Vor rund zwei Jahren hat der französische Ökonom Thomas Piketty mit seinem Bestseller «Das Kapital im 21. Jahrhundert» die Welt aufgerüttelt, indem er empirisch nachwies, dass die Ungleichheit weltweit beinahe wieder das Ausmass der feudalen Gesellschaften vor dem Ersten Weltkrieg erreicht hat.
Vor rund einem Jahr hat der amerikanische Ökonom mit serbischen Wurzeln, Branko Milanovic, seine legendäre Elefanten-Grafik veröffentlicht, die plakativ vor Augen führt, wie dramatisch die Einkommen des amerikanischen Mittelstandes eingebrochen sind.
Wir haben es besser. «Die Schweiz ist reich und gleich», lautet das Fazit einer Studie von Avenir Suisse über die Einkommensverteilung in unserem Land. Öffnen der Einkommensschere? Wachsende Armut? Prekäre Arbeitsverhältnisse? Nix da! In der Schweiz werde eine gleichmässige Verteilung bereits vor der Umverteilung erreicht, lehrt uns die Studie.
Ferner wird festgestellt, dass im Vergleich zu Europa ein überdurchschnittlich grosser Anteil der Einkommen an die Ärmsten fliesse. Jede Generation stehe besser da als die zuvor, und seit 2007 seien die Einkommen der Ärmsten am stärksten gestiegen. Selbst der Anteil der Armen an der Bevölkerung – derzeit liegt er bei rund sieben Prozent – sei leicht rückläufig.

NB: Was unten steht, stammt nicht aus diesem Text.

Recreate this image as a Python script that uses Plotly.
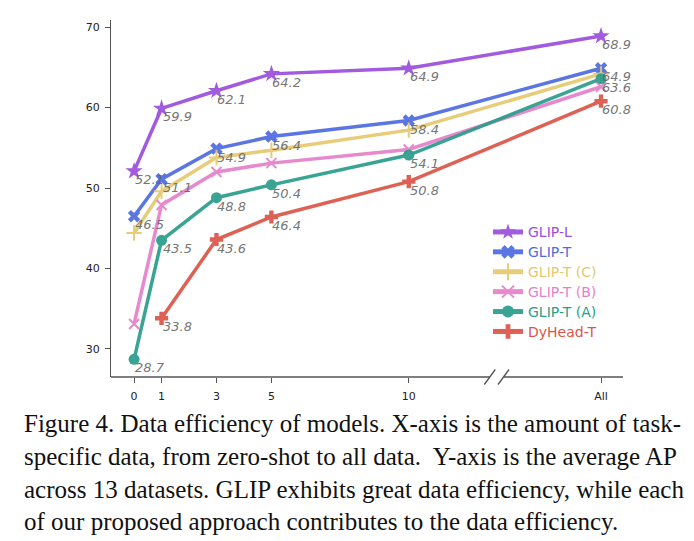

«Die Verteilung der Einkommen ist bemerkenswert stabil», sagt der Autor der Studie, Natanael Rother. «Ausser Norwegen und Luxemburg schafft das kein anderes Land.» In Deutschland beispielsweise hätten die Ärmsten weniger, und zwar «absolut und relativ». Zudem würden die Einkommen in allen Altersgruppen steigen, «auch bei den Rentnern», wie Rother betont.
Wie kommt es aber, dass sich auch der Durchschnittsschweizer immer ärmer fühlt? Avenir-Suisse-Direktor Peter Grünenfelder macht dafür die emotionale Diskussion um die überrissenen Löhne ein paar weniger Manager verantwortlich. Dazu komme die geschickte Öffentlichkeitsarbeit der Linken und den Neid. Diese «überhitzte Debatte» lenke von den eigentlichen Herausforderungen dieser Zeit ab, glaubt Grünenfelder und fordert stattdessen eine «faktenbasierte Diskussion».
Ein entscheidendes Faktum allerdings fehlt in der Avenir-Suisse-Studie: Die Verteilung der Vermögen. Seit der Finanzkrise wurde das grosse Geld entweder im Immobilienmarkt oder an den Finanzmärkten verdient. Daran kann nur eine verschwindende Minderheit der Schweizer Bevölkerung teilnehmen.
Gemäss Angaben des Armuts-Handbuchs der Caritas verfügt ein Viertel der Schweizerinnen und Schweizer über keinerlei Vermögen, 31 Prozent haben maximal 50'000 Franken, 33 Prozent zwischen 50'000 und 500'000 Franken, 6 Prozent zwischen 500'000 und 1 Million Franken und 5 Prozent über eine Million Franken. Die Zahlen stammen aus dem Jahr 2009.
Warum schweigt sich Avenir Suisse über die Vermögensverteilung aus? Es sei nicht möglich «zu entscheiden, wie die Vermögen in der 2. Säule und der AHV zu gewichten sind», erklärt Rother. Tatsächlich besteht bei den Experten ein nach wie vor nicht entschiedener Disput, ob die Pensionskassengelder dem Vermögen oder dem Einkommen zugeschlagen werden müssen. Immerhin hat Grünenfelder das Problem erkannt. «Wir werden in einer späteren Studie auf die Vermögensverteilung zurückkommen», verspricht er.